一寸の虫に五寸釘

だから一言余計なんだって・・・

『外交的思考』

2012-11-03 | 乱読日記

北岡伸一氏のForesightなどへのエッセイをまとめたもの。
こういう本を読むと、きちんとした専門家って必要だよな、と思います。

「北岡伸一」で検索すると、あらあら・・・という感じの評価というかレッテル貼りが出てくるんだけど、現実的な主張や、ブレーンやエリートの育成・活用の重要性を説くあたりが原因なんだろうか。
「現実主義」といっても、それは「足して二で割る」スタンスではなく、原理主義・教条主義にとらわれずに思考を深めた結果なんだと思うし、 またブレーンの重要性を説くと、御用学者とか言われたり、そういうプラットフォームを持っている欧米の社会システムを評価するからそっち寄りと見られるのかもしれない。

・・・とくに安全保障の分野では、完全を求めすぎて、国益を損なうことが多い。「完全は次善の敵」という言葉がある。細部にまで完全無欠を求めるあまり、大きな決定が出来なかったり、タイミングを逸したりすることが少なくない。
・・・集団的自衛権の問題でも、武器輸出三原則の問題でも、かつての防衛費=国民総生産(GNP)1%問題でも、少し従来の政策を超えかけると、周辺国の懸念とか、憲法に抵触する「おそれ」が指摘される。

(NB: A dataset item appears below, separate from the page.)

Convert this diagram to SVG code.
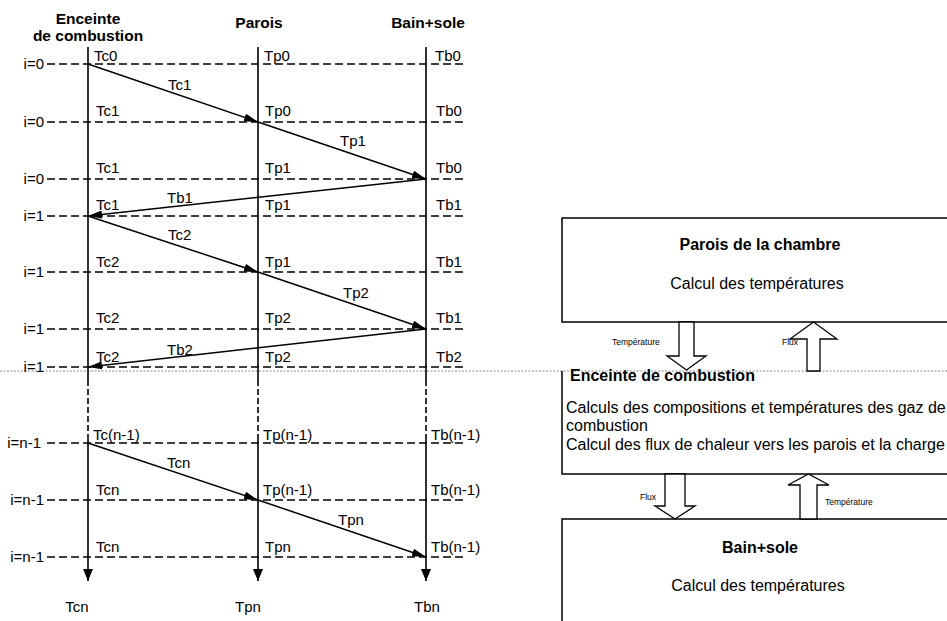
<svg xmlns="http://www.w3.org/2000/svg" width="947" height="621" viewBox="0 0 947 621">
<defs>
<style>
text{font-family:"Liberation Sans",Arial,sans-serif;fill:#000}
.h{font-size:15.5px;font-weight:bold;text-anchor:middle}
.l{font-size:15px}
.r{font-size:15px;text-anchor:end}
.life{stroke:#000;stroke-width:1.6;fill:none}
.lifed{stroke:#000;stroke-width:1.6;fill:none;stroke-dasharray:6 3}
.row{stroke:#000;stroke-width:1.4;stroke-dasharray:8 4;fill:none}
.msg{stroke:#000;stroke-width:1.5;fill:none;marker-end:url(#ah)}
.box{fill:#fff;stroke:#000;stroke-width:1.5}
.bt{font-size:16px;font-weight:bold;text-anchor:middle}
.bx{font-size:16px}
.bc{font-size:16px;text-anchor:middle}
.sm{font-size:8.5px}
.blk{fill:#fff;stroke:#000;stroke-width:1.3;stroke-linejoin:miter}
</style>
<marker id="ah" viewBox="0 0 14 8" refX="14" refY="4" markerWidth="14" markerHeight="8" markerUnits="userSpaceOnUse" orient="auto"><path d="M0,0 L14,4 L0,8 z" fill="#000"/></marker>
<marker id="ahd" viewBox="0 0 10 12" refX="5" refY="12" markerWidth="10" markerHeight="12" markerUnits="userSpaceOnUse" orient="0"><path d="M0,0 L10,0 L5,12 z" fill="#000"/></marker>
</defs>
<rect width="947" height="621" fill="#fff"/>

<!-- scan artefact dotted line across the page -->
<line x1="0" y1="371" x2="947" y2="371" stroke="#888" stroke-width="1" stroke-dasharray="2 1.5"/>

<!-- Left: sequence diagram -->
<g id="col-enceinte">
<text class="h" x="88" y="24">Enceinte</text>
<text class="h" x="88" y="41">de combustion</text>
<path class="life" d="M88,47 V380"/>
<path class="lifed" d="M88,380 V438"/>
<path class="life" d="M88,438 V581" marker-end="url(#ahd)"/>
<text class="l" x="77" y="612" text-anchor="middle">Tcn</text>
</g>
<g id="col-parois">
<text class="h" x="259" y="28">Parois</text>
<path class="life" d="M258,47 V380"/>
<path class="lifed" d="M258,380 V438"/>
<path class="life" d="M258,438 V581" marker-end="url(#ahd)"/>
<text class="l" x="248" y="612" text-anchor="middle">Tpn</text>
</g>
<g id="col-bain">
<text class="h" x="428" y="28">Bain+sole</text>
<path class="life" d="M426,47 V380"/>
<path class="lifed" d="M426,380 V438"/>
<path class="life" d="M426,438 V581" marker-end="url(#ahd)"/>
<text class="l" x="427" y="612" text-anchor="middle">Tbn</text>
</g>

<g id="rows">
<path class="row" d="M47,64 H466 M47,122 H466 M47,179 H466 M47,216 H466 M47,272 H466 M47,329 H466 M47,367 H466 M47,443 H466 M47,500 H466 M47,557 H466"/>
<text class="r" x="44" y="69">i=0</text>
<text class="r" x="44" y="127">i=0</text>
<text class="r" x="44" y="184">i=0</text>
<text class="r" x="44" y="221">i=1</text>
<text class="r" x="44" y="277">i=1</text>
<text class="r" x="44" y="334">i=1</text>
<text class="r" x="44" y="372">i=1</text>
<text class="r" x="41" y="448">i=n-1</text>
<text class="r" x="44" y="505">i=n-1</text>
<text class="r" x="44" y="562">i=n-1</text>

<text class="l" x="94" y="61">Tc0</text><text class="l" x="264" y="61">Tp0</text><text class="l" x="435" y="61">Tb0</text>
<text class="l" x="96" y="116">Tc1</text><text class="l" x="265" y="116">Tp0</text><text class="l" x="436" y="116">Tb0</text>
<text class="l" x="96" y="173">Tc1</text><text class="l" x="265" y="173">Tp1</text><text class="l" x="436" y="173">Tb0</text>
<text class="l" x="96" y="210">Tc1</text><text class="l" x="265" y="210">Tp1</text><text class="l" x="436" y="210">Tb1</text>
<text class="l" x="96" y="267">Tc2</text><text class="l" x="265" y="267">Tp1</text><text class="l" x="436" y="267">Tb1</text>
<text class="l" x="96" y="323">Tc2</text><text class="l" x="265" y="323">Tp2</text><text class="l" x="436" y="323">Tb1</text>
<text class="l" x="96" y="362">Tc2</text><text class="l" x="265" y="362">Tp2</text><text class="l" x="436" y="362">Tb2</text>
<text class="l" x="93" y="440">Tc(n-1)</text><text class="l" x="263" y="440">Tp(n-1)</text><text class="l" x="431" y="440">Tb(n-1)</text>
<text class="l" x="96" y="495">Tcn</text><text class="l" x="263" y="495">Tp(n-1)</text><text class="l" x="431" y="495">Tb(n-1)</text>
<text class="l" x="96" y="552">Tcn</text><text class="l" x="265" y="552">Tpn</text><text class="l" x="431" y="552">Tb(n-1)</text>
</g>

<g id="connectors">
<path class="msg" d="M88,64 L258,122"/>
<path class="msg" d="M258,122 L426,179"/>
<path class="msg" d="M426,179 L88,216"/>
<path class="msg" d="M88,216 L258,272"/>
<path class="msg" d="M258,272 L426,329"/>
<path class="msg" d="M426,329 L88,367"/>
<path class="msg" d="M88,443 L258,500"/>
<path class="msg" d="M258,500 L426,557"/>
<text class="l" x="168" y="90">Tc1</text>
<text class="l" x="340" y="146">Tp1</text>
<text class="l" x="167" y="203">Tb1</text>
<text class="l" x="168" y="240">Tc2</text>
<text class="l" x="343" y="298">Tp2</text>
<text class="l" x="167" y="355">Tb2</text>
<text class="l" x="167" y="468">Tcn</text>
<text class="l" x="338" y="525">Tpn</text>
</g>

<!-- Right: block diagram -->
<g id="box-parois">
<rect class="box" x="562" y="218" width="400" height="104"/>
<text class="bt" x="760" y="250">Parois de la chambre</text>
<text class="bc" x="757" y="289">Calcul des températures</text>
</g>
<g id="box-enceinte">
<path d="M562,371 V474 H960" fill="none" stroke="#000" stroke-width="1.5"/>
<text class="bx" x="570" y="381" font-weight="bold" font-size="15.5">Enceinte de combustion</text>
<text class="bx" x="566" y="413">Calculs des compositions et températures des gaz de</text>
<text class="bx" x="566" y="431">combustion</text>
<text class="bx" x="566" y="450">Calcul des flux de chaleur vers les parois et la charge</text>
</g>
<g id="box-bain">
<rect class="box" x="562" y="519" width="400" height="120"/>
<text class="bt" x="760" y="553">Bain+sole</text>
<text class="bc" x="758" y="591">Calcul des températures</text>
</g>

<g id="flows">
<polygon class="blk" points="679,322 679,356 667,356 686.5,370 706,356 694,356 694,322"/>
<text class="sm" x="612" y="345">Température</text>
<polygon class="blk" points="807,371 807,339 790,339 813.5,322 837,339 820,339 820,371"/>
<text class="sm" x="782" y="345">Flux</text>
<polygon class="blk" points="665,474 665,506 655,506 675,519 695,506 685,506 685,474"/>
<text class="sm" x="640" y="500">Flux</text>
<polygon class="blk" points="800,519 800,485 788,485 808.5,474 829,485 817,485 817,519"/>
<text class="sm" x="825" y="505">Température</text>
</g>
</svg>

こういうときはどういう「おそれ」がどれほどあるか言うべきである。これらについては、いずれもメリットよりずっと多いと私は考えている。ほとんど存在しない「おそれ」で日本は自らの手を縛って国益を損なっている。

戦後日本で国益と言う言葉が使われなくなった結果、はびこったのは省益であり部分益である。
・・・法科大学院の再検討において、弁護士が増えすぎて職がなくなるなどの議論がされている。しかし、国民のために良質な法律家を生み出すことが国益なのであって、その観点からの議論が十分ではない。これらの議論で共通するのは、利害関係者の間で議論がなされていることである。関係者の利益不利益は、国益の基準によって吟味されなければならないと考える。

 僕は、こういうものの考え方は好きだけどな。